Design Luminaries on The Guardian

2:55 AM, September 20, 2005

Leading British design writer Rick Poyner has let The Guardian's remake marinate for a week and, in a post at Design Observer, is positive, with reservations.

The main problem with the front page is the fold. This creates a visible surface smaller than a tabloid and, when turned sideways on a newsagent’s shelf, it does little to attract attention. The unnecessarily large teasers and the masthead monopolise more than half of the visible area. Unfolded, the front page is attractive, but it remains to be seen whether the new five-column grid, which replaces an eight-column grid, has enough flexibility. In the first week, the paper used two picture placements twice on the front page — a slightly worrying sign. The row of news summaries at the bottom further reduces the space available to create striking lead stories. So far, the front pages have lacked the old Guardian’s news focus and drama. They are trying to squeeze too much in.

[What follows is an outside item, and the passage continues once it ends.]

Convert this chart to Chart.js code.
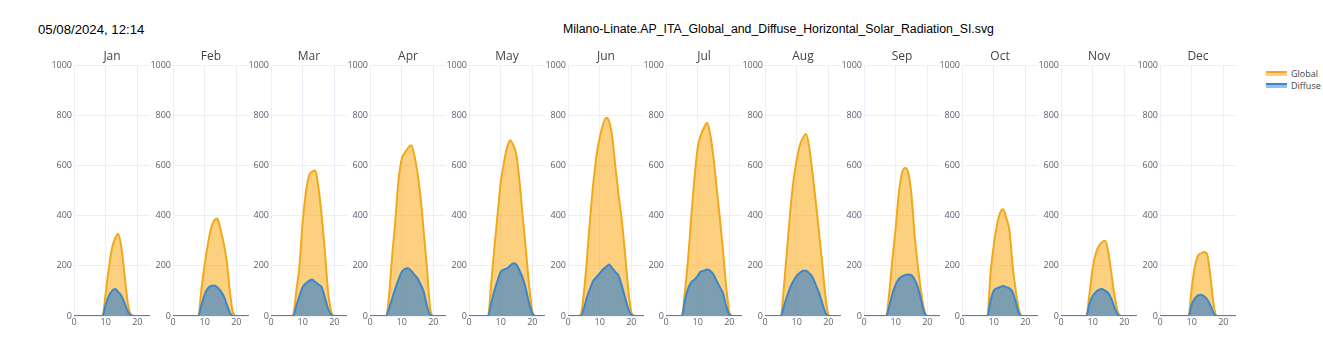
<!DOCTYPE html>
<html>
<head>
<meta charset="utf-8">
<script src="https://cdn.jsdelivr.net/npm/chart.js@4.4.1/dist/chart.umd.min.js"></script>
<style>
  html, body { margin: 0; padding: 0; background: #fff; }
  body { position: relative; width: 1323px; height: 342px; overflow: hidden; }
  .hdr { position: absolute; top: 22px; font-family: "Liberation Sans", Arial, sans-serif; color: #000; white-space: nowrap; }
  .panel { position: absolute; }
  .legend { position: absolute; left: 1266px; top: 68px; font: 9px "Open Sans", sans-serif; color: #444; }
  .legend div { position: relative; height: 12px; line-height: 12px; padding-left: 25px; }
  .legend span { position: absolute; left: 0; top: 3px; width: 21px; height: 3px; }
</style>
</head>
<body>
<div class="hdr" style="left:38px;font-size:13.2px">05/08/2024, 12:14</div>
<div class="hdr" style="left:563px;font-size:12.3px">Milano-Linate.AP_ITA_Global_and_Diffuse_Horizontal_Solar_Radiation_SI.svg</div>
<div class="legend">
  <div><span style="background:rgba(250,170,20,0.55);border-top:2px solid #f2a81c"></span>Global</div>
  <div><span style="background:rgba(60,140,220,0.55);border-top:2px solid #3a87cc"></span>Diffuse</div>
</div>
<div id="panels"></div>
<script>
const months = ["Jan", "Feb", "Mar", "Apr", "May", "Jun", "Jul", "Aug", "Sep", "Oct", "Nov", "Dec"];
const hours = [0, 1, 2, 3, 4, 5, 6, 7, 8, 9, 10, 11, 12, 13, 14, 15, 16, 17, 18, 19, 20, 21, 22, 23, 24];
const xTicks = [0, 10, 20];
const yTicks = [0, 200, 400, 600, 800, 1000];

// hourly mean radiation, W/m2
const globalJan = [0,0,0,0,0,0,0,0,0,0, 90,190,270,310,328,270,160,50,5,0, 0,0,0,0,0];
const diffuseJan = [0,0,0,0,0,0,0,0,0,0, 45,80,100,108,95,80,50,18,2,0, 0,0,0,0,0];
const globalFeb = [0,0,0,0,0,0,0,0,0, 110,205,285,350,380,388,345,290,215,95,10,0, 0,0,0,0];
const diffuseFeb = [0,0,0,0,0,0,0,0,0, 45,85,110,120,122,115,100,80,45,12,0,0, 0,0,0,0];
const globalMar = [0,0,0,0,0,0,0, 5,100,200,375,490,560,575,580,510,400,260,100,20, 0,0,0,0,0];
const diffuseMar = [0,0,0,0,0,0,0, 0,40,80,115,130,140,145,135,125,115,75,30,5, 0,0,0,0,0];
const globalApr = [0,0,0,0,0, 0,80,240,380,540,625,650,670,680,640,570,470,330,190,30, 0,0,0,0,0];
const diffuseApr = [0,0,0,0,0, 0,30,70,110,145,175,188,190,180,165,150,125,95,40,5, 0,0,0,0,0];
const globalMay = [0,0,0,0,0,0, 0,130,270,400,530,610,670,700,680,640,530,390,260,120,20, 0,0,0,0];
const diffuseMay = [0,0,0,0,0,0, 0,50,100,140,175,185,190,200,210,205,180,150,105,50,10, 0,0,0,0];
const globalJun = [0,0,0,0, 5,90,230,390,530,640,710,760,790,775,710,590,480,380,250,110,15, 0,0,0,0];
const diffuseJun = [0,0,0,0, 0,30,75,110,140,155,170,185,195,205,190,175,160,120,75,30,5, 0,0,0,0];
const globalJul = [0,0,0,0,0, 0,100,230,400,550,670,720,750,770,720,630,510,390,260,120,15, 0,0,0,0];
const diffuseJul = [0,0,0,0,0, 0,65,110,135,145,160,178,180,185,180,165,140,115,90,40,5, 0,0,0,0];
const globalAug = [0,0,0,0,0, 0,120,270,420,540,620,680,710,725,670,570,460,340,220,90,5, 0,0,0,0];
const diffuseAug = [0,0,0,0,0, 0,40,80,115,140,160,172,180,180,170,155,125,95,55,15,0, 0,0,0,0];
const globalSep = [0,0,0,0,0,0,0, 0,95,230,350,490,570,590,570,480,320,200,100,25, 0,0,0,0,0];
const diffuseSep = [0,0,0,0,0,0,0, 0,40,90,125,148,158,163,165,163,145,115,65,15, 0,0,0,0,0];
const globalOct = [0,0,0,0,0,0,0,0, 0,170,280,360,410,425,390,340,200,100,25, 0,0,0,0,0,0];
const diffuseOct = [0,0,0,0,0,0,0,0, 0,60,100,110,115,120,115,110,95,55,10, 0,0,0,0,0,0];
const globalNov = [0,0,0,0,0,0,0,0, 0,90,190,250,280,295,300,250,160,75,15, 0,0,0,0,0,0];
const diffuseNov = [0,0,0,0,0,0,0,0, 0,50,80,95,105,108,100,90,65,30,5, 0,0,0,0,0,0];
const globalDec = [0,0,0,0,0,0,0,0,0, 0,110,195,240,250,255,240,150,40,0, 0,0,0,0,0,0];
const diffuseDec = [0,0,0,0,0,0,0,0,0, 0,45,70,82,85,78,65,40,10,0, 0,0,0,0,0,0];

const globalByMonth = [globalJan, globalFeb, globalMar, globalApr, globalMay, globalJun,
  globalJul, globalAug, globalSep, globalOct, globalNov, globalDec];
const diffuseByMonth = [diffuseJan, diffuseFeb, diffuseMar, diffuseApr, diffuseMay, diffuseJun,
  diffuseJul, diffuseAug, diffuseSep, diffuseOct, diffuseNov, diffuseDec];

const gridColor = "#ebf0f8";
const tickFont = { family: "'Open Sans', sans-serif", size: 9 };
const tickColor = "#5b6070";

// month name above each small plot
const panelTitle = {
  id: "panelTitle",
  afterDraw(chart, args, opts) {
    const { ctx, chartArea } = chart;
    ctx.save();
    ctx.font = "12px 'Open Sans', sans-serif";
    ctx.fillStyle = "#444";
    ctx.textAlign = "center";
    ctx.textBaseline = "middle";
    ctx.fillText(opts.text, (chartArea.left + chartArea.right) / 2, chartArea.top - 8);
    ctx.restore();
  },
};

const AXIS_W = 26;
const PLOT_W = 76;
const STEP = 98.7;
const container = document.getElementById("panels");

months.forEach((month, i) => {
  const left = Math.round(74 + STEP * i) - AXIS_W;
  const canvas = document.createElement("canvas");
  canvas.className = "panel";
  canvas.width = AXIS_W + PLOT_W;
  canvas.height = 285;
  canvas.style.left = left + "px";
  canvas.style.top = "45px";
  container.appendChild(canvas);

  new Chart(canvas.getContext("2d"), {
    type: "line",
    data: {
      labels: hours,
      datasets: [
        {
          label: "Global",
          data: hours.map((h, k) => ({ x: h, y: globalByMonth[i][k] })),
          borderColor: "#f2a81c",
          backgroundColor: "rgba(250,170,20,0.55)",
          fill: "origin",
          order: 1,
        },
        {
          label: "Diffuse",
          data: hours.map((h, k) => ({ x: h, y: diffuseByMonth[i][k] })),
          borderColor: "#3a87cc",
          backgroundColor: "rgba(20,115,220,0.55)",
          fill: "origin",
          order: 0,
        },
      ],
    },
    options: {
      responsive: false,
      animation: false,
      devicePixelRatio: 1,
      layout: { padding: { top: 20, left: 0, right: 0, bottom: 0 } },
      elements: {
        point: { radius: 0 },
        line: { borderWidth: 2, cubicInterpolationMode: "monotone" },
      },
      plugins: {
        legend: { display: false },
        tooltip: { enabled: false },
        panelTitle: { text: month },
      },
      scales: {
        x: {
          type: "linear",
          min: 0,
          max: 24,
          afterBuildTicks: (scale) => { scale.ticks = xTicks.map((v) => ({ value: v })); },
          afterFit: (scale) => { scale.height = 14; },
          grid: { color: gridColor, drawTicks: false },
          border: { display: false },
          ticks: { font: tickFont, color: tickColor, padding: 1, maxRotation: 0, callback: (v) => String(v) },
        },
        y: {
          min: 0,
          max: 1000,
          afterBuildTicks: (scale) => { scale.ticks = yTicks.map((v) => ({ value: v })); },
          afterFit: (scale) => { scale.width = AXIS_W; },
          grid: { color: gridColor, drawTicks: false },
          border: { display: false },
          ticks: { font: tickFont, color: tickColor, padding: 2, callback: (v) => String(v) },
        },
      },
    },
    plugins: [panelTitle],
  });
});
</script>
</body>
</html>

Inside the main paper, the pages are clearly structured, with sharp headlines and good use of white space, and the different weights of Guardian Egyptian give plenty of typographic variety.

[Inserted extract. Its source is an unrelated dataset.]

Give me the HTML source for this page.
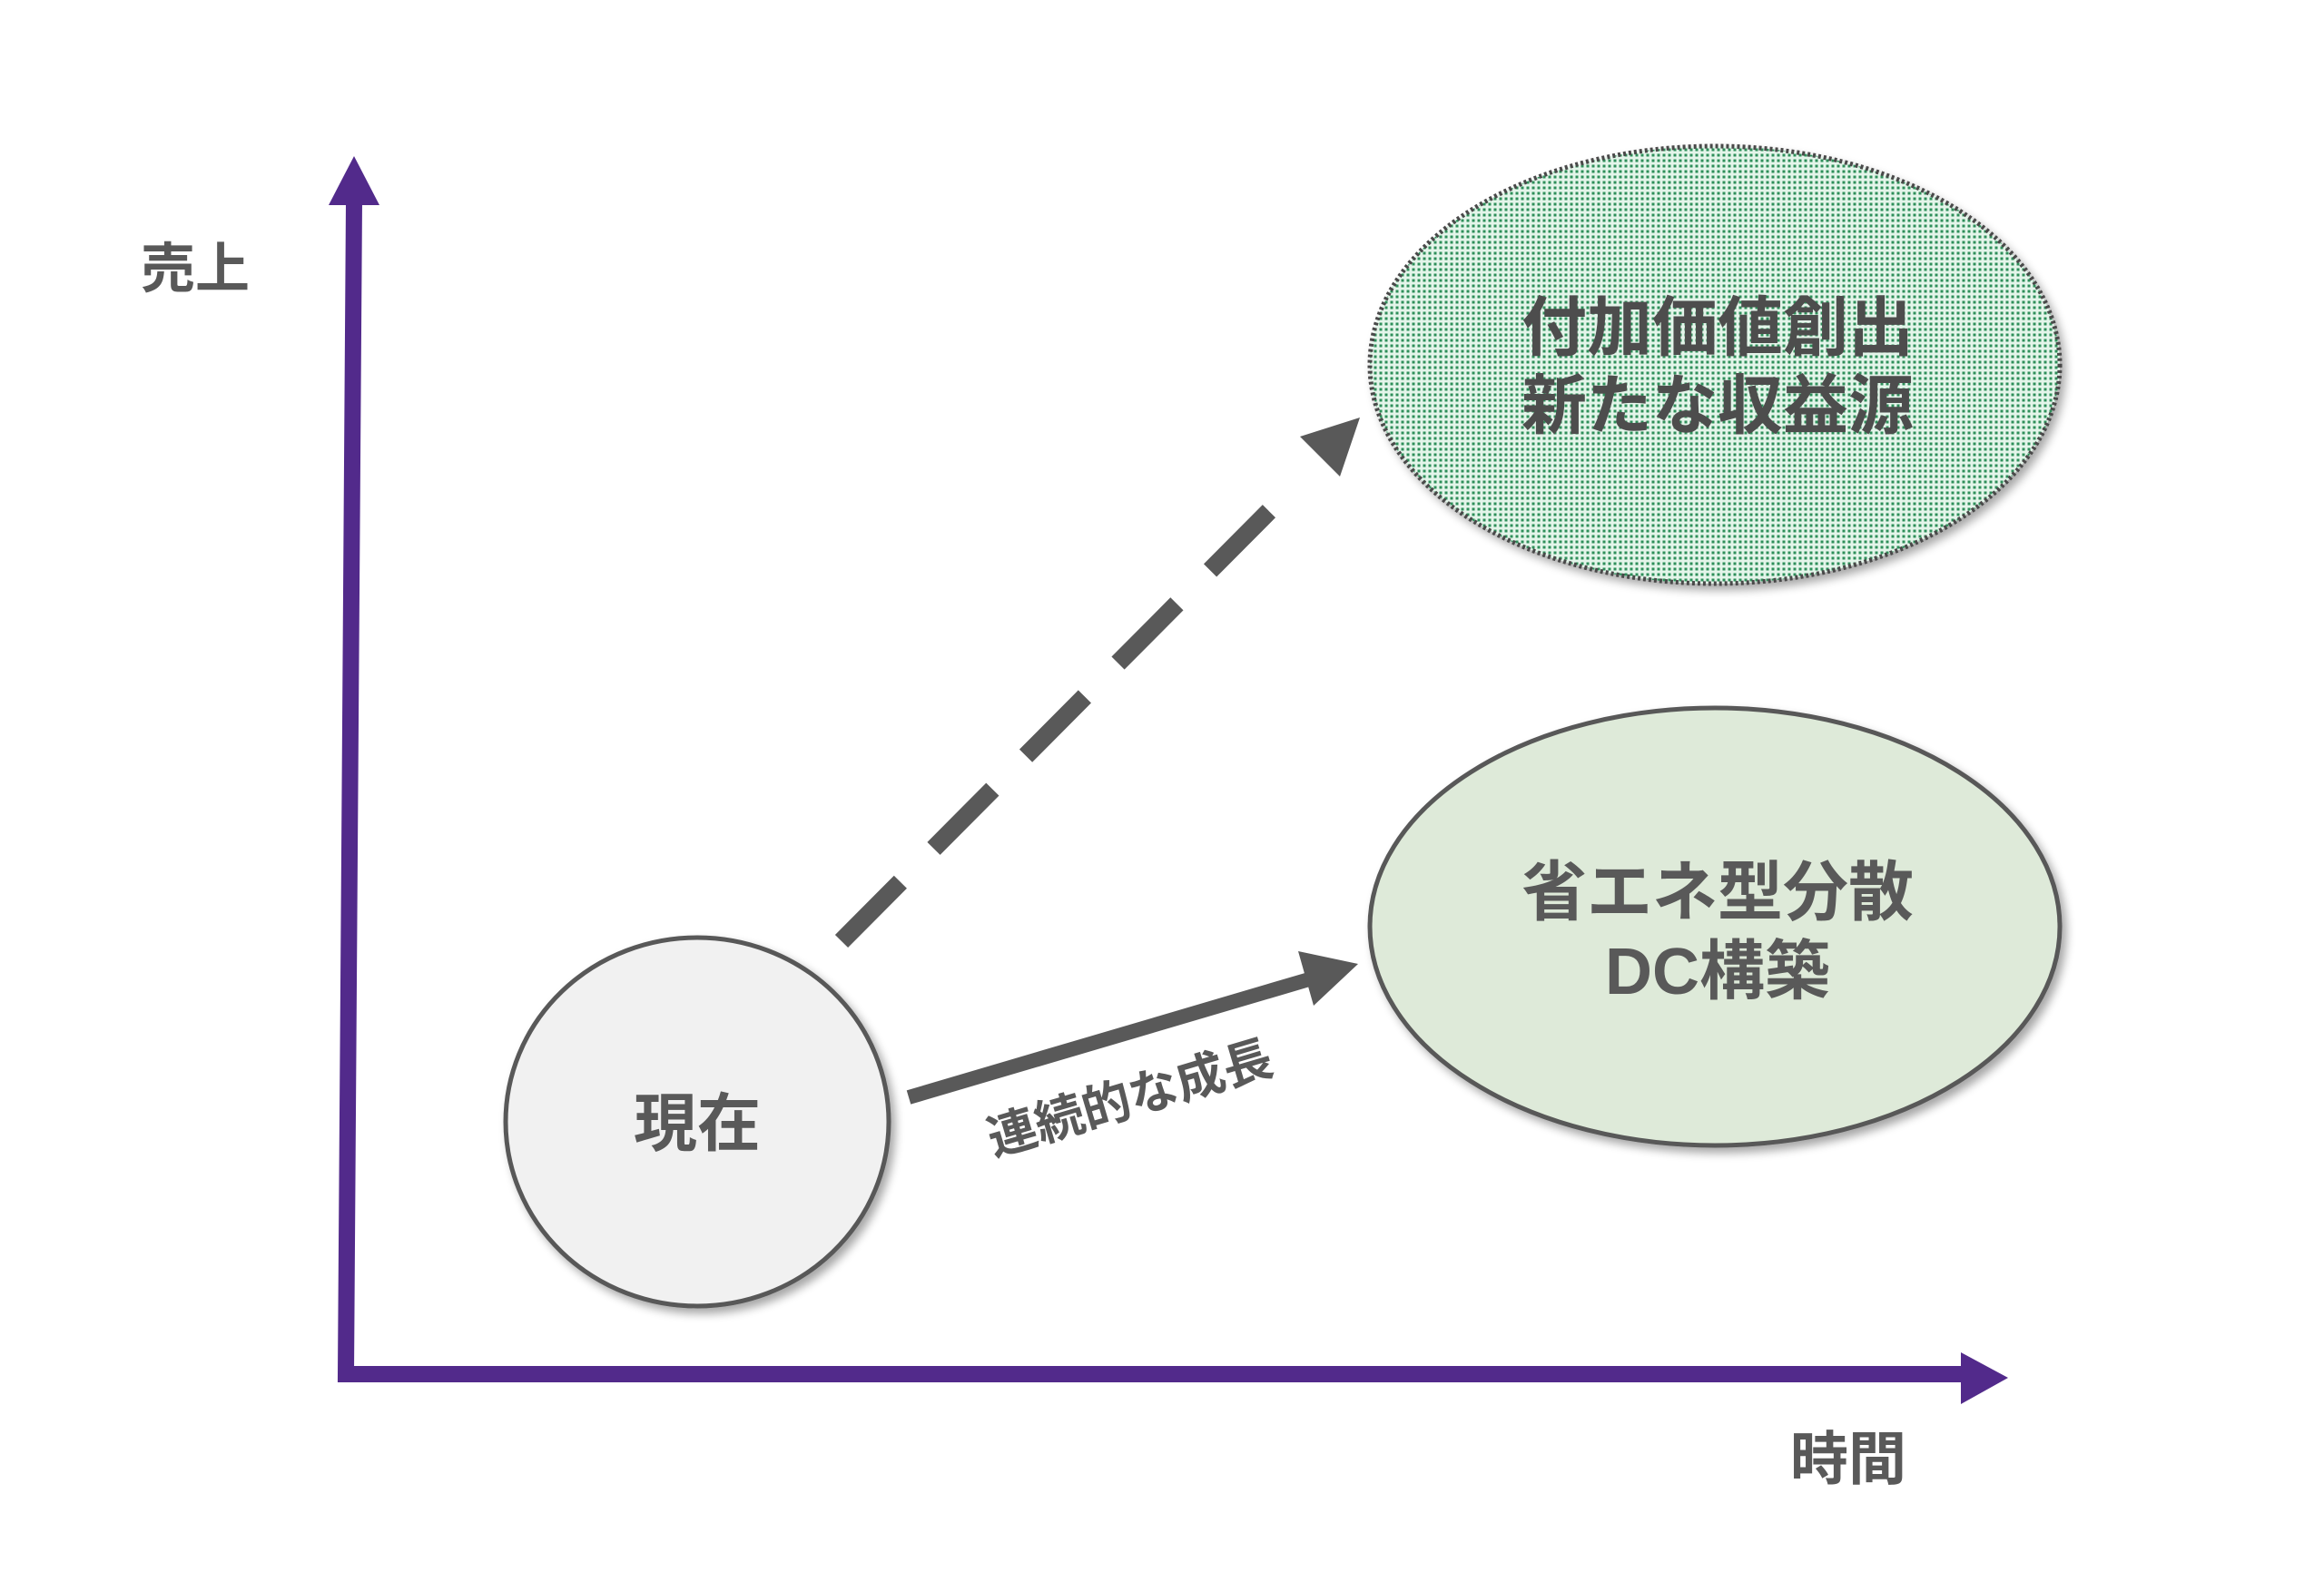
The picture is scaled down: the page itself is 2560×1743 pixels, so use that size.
<!DOCTYPE html>
<html><head><meta charset="utf-8"><style>
html,body{margin:0;padding:0;background:#fff;}
svg{display:block;}
text{font-family:"Liberation Sans","Noto Sans CJK JP",sans-serif;font-weight:bold;fill:#595959;}
</style></head><body>
<svg width="2560" height="1743" viewBox="0 0 2560 1743" xmlns="http://www.w3.org/2000/svg">
<defs>
<pattern id="dots" width="6" height="6" patternUnits="userSpaceOnUse">
<rect width="6" height="6" fill="#e4f5ea"/>
<rect x="1.5" y="1.5" width="3" height="3" fill="#2f8f5a"/>
</pattern>
<filter id="sh" x="-20%" y="-20%" width="150%" height="150%">
<feGaussianBlur in="SourceAlpha" stdDeviation="5"/>
<feOffset dx="5" dy="6"/>
<feComponentTransfer><feFuncA type="linear" slope="0.35"/></feComponentTransfer>
<feMerge><feMergeNode/><feMergeNode in="SourceGraphic"/></feMerge>
</filter>
</defs>

<!-- axes -->
<path d="M390 222 L381 1514 L2165 1514" fill="none" stroke="#522a8b" stroke-width="18"/>
<polygon points="390,172 362,226 418,226" fill="#522a8b"/>
<polygon points="2212,1518 2160,1490 2160,1547" fill="#522a8b"/>

<text x="215" y="317" font-size="60" text-anchor="middle">売上</text>
<text x="2100" y="1630" font-size="64" text-anchor="end">時間</text>

<!-- top ellipse -->
<ellipse cx="1889" cy="402" rx="380" ry="241" fill="url(#dots)" stroke="#4a4a4a" stroke-width="5" stroke-dasharray="3 3" filter="url(#sh)"/>
<text x="1892" y="386" font-size="72" text-anchor="middle" style="fill:#4d4d4d">付加価値創出</text>
<text x="1892" y="472" font-size="72" text-anchor="middle" style="fill:#4d4d4d">新たな収益源</text>

<!-- bottom ellipse -->
<ellipse cx="1889" cy="1021" rx="380" ry="241" fill="#deead9" stroke="#595959" stroke-width="5" filter="url(#sh)"/>
<text x="1892" y="1008" font-size="72" text-anchor="middle">省エネ型分散</text>
<text x="1892" y="1095" font-size="72" text-anchor="middle">DC構築</text>

<!-- current circle -->
<ellipse cx="768" cy="1236" rx="211" ry="203" fill="#f1f1f1" stroke="#595959" stroke-width="5" filter="url(#sh)"/>
<text x="768" y="1262" font-size="70" text-anchor="middle">現在</text>

<!-- solid arrow -->
<line x1="1001" y1="1209" x2="1442" y2="1079" stroke="#595959" stroke-width="16"/>
<polygon points="1496,1062 1430,1048 1447,1108" fill="#595959"/>
<text x="0" y="0" font-size="54" text-anchor="middle" transform="translate(1250,1228) rotate(-16.5)">連続的な成長</text>

<!-- dashed arrow -->
<line x1="927" y1="1037" x2="1420" y2="541" stroke="#595959" stroke-width="20" stroke-dasharray="92 52"/>
<polygon points="1498,460 1432,481 1476,525" fill="#595959"/>
</svg>
</body></html>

But David Hillman, architect of The Guardian's 1988 redesign, isn't sold on the changes.
It is the masthead that grates most of all. Gone is the Garamond (which was intended to signal stylish features) and the Helvetica (hard news) and in their place is a blue and white logo in a font dubbed "Guardian Egyptian". Hillman says the new look reminds him of "cheap newspapers and freebies".

He says: "It's almost the same blue as Metro. There are these free newspapers in Europe called 20 Minutes, published in France, Germany and Switzerland and very successful - they also all have this blue background to their masthead. I find it cheap. It looks like an upmarket freebie."

Hillman had wondered if the blue masthead might change hue each day, in line with the kaleidoscopic advertising campaign and reflecting the newspaper's increased use of colour. But that hasn't happened.

The Guardian Egyptian he finds "inelegant", failing to represent the values of the newspaper.

>The Guardian's New European Look [Design Observer]
>Why the new Berliner gives me the blues [The Independent]


Comments
Heads up: After you hit "post" things may be slow and you may get an error. Most likely, your comment did post. Apologies. I'm looking for a fix.

The best frontpage was Tuesday 20th's, as it only had one news item. But my opinion of the masthead hasn't changed and concur with these comments.

Posted by: mansep at September 21, 2005 3:40 AM

Picky here, but by "masthead" do you mean "nameplate"?